>> START RECORDS FOR THE TASK

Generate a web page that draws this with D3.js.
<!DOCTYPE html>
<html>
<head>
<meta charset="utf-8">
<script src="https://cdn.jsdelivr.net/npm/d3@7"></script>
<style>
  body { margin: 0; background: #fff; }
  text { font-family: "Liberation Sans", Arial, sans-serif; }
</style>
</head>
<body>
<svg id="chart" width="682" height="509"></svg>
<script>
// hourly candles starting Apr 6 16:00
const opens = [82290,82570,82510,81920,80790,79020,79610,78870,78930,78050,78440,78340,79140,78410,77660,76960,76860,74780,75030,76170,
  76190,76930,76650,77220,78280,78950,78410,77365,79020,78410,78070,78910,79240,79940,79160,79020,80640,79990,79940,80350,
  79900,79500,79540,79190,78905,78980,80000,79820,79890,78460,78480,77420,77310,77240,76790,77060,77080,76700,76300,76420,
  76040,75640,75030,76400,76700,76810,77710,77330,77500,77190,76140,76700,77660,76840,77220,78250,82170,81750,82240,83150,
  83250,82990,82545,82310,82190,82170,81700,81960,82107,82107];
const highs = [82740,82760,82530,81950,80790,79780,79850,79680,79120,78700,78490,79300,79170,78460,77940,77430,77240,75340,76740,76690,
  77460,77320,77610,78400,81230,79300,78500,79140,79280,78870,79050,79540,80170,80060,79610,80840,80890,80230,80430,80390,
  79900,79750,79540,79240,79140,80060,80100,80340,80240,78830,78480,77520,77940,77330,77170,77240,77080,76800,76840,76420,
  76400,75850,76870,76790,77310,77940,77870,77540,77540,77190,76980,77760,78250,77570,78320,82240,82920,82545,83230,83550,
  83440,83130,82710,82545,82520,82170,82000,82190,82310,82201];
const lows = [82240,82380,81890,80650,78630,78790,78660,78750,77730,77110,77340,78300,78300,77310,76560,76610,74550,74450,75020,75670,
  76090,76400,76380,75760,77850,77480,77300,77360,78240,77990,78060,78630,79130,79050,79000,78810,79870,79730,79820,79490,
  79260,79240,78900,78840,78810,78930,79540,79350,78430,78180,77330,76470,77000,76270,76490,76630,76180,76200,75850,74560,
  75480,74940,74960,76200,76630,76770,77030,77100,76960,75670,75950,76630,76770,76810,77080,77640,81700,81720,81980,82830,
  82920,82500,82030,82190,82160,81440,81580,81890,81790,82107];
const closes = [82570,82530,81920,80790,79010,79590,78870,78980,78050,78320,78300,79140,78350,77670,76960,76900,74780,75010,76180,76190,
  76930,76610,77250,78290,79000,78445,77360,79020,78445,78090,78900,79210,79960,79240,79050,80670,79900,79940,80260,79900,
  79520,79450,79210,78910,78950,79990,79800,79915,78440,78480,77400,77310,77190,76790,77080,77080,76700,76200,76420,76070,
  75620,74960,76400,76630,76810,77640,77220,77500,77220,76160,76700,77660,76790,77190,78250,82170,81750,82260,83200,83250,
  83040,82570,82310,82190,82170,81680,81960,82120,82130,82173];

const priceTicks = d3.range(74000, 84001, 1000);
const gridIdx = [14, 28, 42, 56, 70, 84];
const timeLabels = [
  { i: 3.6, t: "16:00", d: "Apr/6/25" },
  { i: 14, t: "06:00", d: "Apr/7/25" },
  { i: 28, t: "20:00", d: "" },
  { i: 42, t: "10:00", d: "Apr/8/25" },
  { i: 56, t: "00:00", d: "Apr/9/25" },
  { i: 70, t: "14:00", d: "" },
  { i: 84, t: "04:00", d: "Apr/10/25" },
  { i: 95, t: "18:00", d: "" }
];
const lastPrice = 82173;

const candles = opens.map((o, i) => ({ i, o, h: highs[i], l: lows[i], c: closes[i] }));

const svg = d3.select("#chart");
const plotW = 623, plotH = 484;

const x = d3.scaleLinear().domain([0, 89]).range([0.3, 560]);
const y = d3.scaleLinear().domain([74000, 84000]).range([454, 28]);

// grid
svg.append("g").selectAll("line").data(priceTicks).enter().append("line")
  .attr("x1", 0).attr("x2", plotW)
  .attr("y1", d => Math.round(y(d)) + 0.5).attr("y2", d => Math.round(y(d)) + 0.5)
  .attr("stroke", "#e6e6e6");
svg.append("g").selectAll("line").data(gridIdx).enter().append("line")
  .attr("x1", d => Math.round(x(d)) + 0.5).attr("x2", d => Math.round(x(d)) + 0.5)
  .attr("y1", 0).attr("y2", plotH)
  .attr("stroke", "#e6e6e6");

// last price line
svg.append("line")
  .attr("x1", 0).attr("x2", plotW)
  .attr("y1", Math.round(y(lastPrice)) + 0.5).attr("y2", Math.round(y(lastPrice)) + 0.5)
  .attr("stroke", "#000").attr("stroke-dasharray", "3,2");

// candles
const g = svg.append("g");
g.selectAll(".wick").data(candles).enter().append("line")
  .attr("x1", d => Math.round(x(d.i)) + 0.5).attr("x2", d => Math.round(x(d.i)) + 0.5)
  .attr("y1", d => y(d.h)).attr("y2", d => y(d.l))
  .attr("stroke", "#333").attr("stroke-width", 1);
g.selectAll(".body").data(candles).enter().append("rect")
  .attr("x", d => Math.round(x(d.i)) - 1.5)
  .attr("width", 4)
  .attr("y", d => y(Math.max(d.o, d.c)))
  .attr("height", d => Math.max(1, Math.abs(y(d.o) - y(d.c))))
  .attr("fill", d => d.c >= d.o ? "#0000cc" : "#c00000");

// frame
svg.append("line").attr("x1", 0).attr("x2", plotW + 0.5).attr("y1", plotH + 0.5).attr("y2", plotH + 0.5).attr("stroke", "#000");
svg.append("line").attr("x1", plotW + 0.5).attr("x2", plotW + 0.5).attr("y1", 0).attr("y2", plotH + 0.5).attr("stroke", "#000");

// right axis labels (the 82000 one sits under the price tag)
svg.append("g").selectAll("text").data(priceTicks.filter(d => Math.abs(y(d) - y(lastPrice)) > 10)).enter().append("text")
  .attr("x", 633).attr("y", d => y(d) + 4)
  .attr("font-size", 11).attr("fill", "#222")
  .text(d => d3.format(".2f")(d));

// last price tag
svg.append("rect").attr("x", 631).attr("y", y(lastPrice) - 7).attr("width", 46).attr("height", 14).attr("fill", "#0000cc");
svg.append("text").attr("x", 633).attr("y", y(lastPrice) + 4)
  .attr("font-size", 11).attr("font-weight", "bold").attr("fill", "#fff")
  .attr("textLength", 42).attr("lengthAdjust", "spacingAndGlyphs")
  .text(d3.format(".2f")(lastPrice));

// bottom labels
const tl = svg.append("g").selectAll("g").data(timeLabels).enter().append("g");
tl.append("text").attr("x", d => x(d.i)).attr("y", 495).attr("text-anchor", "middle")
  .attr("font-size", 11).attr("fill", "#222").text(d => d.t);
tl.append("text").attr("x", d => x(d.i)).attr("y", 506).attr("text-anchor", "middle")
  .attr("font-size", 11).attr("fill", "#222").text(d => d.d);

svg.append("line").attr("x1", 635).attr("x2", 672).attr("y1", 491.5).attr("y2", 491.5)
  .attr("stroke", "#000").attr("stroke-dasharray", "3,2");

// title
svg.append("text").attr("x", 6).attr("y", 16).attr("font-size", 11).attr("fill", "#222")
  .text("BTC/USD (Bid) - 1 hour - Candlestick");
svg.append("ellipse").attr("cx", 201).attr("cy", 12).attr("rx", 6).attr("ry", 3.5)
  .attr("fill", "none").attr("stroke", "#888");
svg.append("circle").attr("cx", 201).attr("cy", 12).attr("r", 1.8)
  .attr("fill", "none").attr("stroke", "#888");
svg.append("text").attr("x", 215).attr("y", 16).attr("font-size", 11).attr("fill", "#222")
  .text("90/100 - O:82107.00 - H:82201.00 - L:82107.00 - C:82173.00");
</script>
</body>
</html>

>> END RECORDS FOR THE TASK
>> START RECORDS FOR THE TASK

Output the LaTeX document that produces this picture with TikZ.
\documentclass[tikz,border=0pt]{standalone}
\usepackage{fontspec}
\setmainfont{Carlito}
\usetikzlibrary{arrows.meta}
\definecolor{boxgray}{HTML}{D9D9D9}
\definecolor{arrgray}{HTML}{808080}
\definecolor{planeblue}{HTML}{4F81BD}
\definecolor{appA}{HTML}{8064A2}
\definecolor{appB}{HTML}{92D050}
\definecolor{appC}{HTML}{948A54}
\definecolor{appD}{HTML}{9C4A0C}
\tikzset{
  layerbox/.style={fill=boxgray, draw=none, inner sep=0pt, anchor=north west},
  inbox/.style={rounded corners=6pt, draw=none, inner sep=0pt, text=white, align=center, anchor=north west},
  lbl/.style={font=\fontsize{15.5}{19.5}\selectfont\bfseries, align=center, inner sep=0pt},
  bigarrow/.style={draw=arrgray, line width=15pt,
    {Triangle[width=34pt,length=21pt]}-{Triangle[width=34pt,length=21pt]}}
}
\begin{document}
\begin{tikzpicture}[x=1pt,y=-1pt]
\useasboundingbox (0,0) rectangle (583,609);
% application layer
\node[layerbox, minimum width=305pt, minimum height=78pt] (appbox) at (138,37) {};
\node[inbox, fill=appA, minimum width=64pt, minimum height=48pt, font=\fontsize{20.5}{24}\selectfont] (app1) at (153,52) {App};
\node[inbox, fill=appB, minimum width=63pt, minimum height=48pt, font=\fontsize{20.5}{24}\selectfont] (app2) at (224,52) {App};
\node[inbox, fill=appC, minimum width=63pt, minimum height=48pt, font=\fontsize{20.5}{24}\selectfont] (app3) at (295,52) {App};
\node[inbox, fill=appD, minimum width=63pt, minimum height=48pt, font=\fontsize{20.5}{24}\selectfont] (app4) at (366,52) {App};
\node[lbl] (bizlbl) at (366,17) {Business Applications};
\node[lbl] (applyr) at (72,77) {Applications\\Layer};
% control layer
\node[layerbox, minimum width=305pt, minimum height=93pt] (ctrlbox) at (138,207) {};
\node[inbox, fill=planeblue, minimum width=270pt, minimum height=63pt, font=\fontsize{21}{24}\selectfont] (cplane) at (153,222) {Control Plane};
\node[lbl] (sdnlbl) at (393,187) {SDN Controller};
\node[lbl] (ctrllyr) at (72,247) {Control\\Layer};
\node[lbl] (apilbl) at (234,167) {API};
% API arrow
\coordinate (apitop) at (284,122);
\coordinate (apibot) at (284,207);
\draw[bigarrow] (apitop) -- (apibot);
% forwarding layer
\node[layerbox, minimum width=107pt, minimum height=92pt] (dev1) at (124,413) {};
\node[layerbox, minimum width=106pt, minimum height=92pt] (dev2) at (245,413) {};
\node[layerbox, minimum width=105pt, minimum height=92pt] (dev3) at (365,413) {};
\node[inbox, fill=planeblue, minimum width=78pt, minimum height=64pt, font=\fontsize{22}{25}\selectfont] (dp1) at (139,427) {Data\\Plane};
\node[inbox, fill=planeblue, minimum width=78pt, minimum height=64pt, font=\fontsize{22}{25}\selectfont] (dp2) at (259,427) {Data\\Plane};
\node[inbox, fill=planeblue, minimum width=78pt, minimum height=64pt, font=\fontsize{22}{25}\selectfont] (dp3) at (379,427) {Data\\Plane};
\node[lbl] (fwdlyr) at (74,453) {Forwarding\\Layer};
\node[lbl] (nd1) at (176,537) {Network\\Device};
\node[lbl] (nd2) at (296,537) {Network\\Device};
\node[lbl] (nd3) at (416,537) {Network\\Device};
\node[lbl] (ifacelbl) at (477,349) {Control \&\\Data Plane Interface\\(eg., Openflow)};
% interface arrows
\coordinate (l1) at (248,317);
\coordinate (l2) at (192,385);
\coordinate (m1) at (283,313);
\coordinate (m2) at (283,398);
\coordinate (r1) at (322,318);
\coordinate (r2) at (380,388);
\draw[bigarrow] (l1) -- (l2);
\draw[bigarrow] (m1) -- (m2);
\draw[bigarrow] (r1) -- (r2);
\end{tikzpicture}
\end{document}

>> END RECORDS FOR THE TASK

Pull out all lines in the data above that include "with".

CORRECT OUTPUT:
Generate a web page that draws this with D3.js.
Output the LaTeX document that produces this picture with TikZ.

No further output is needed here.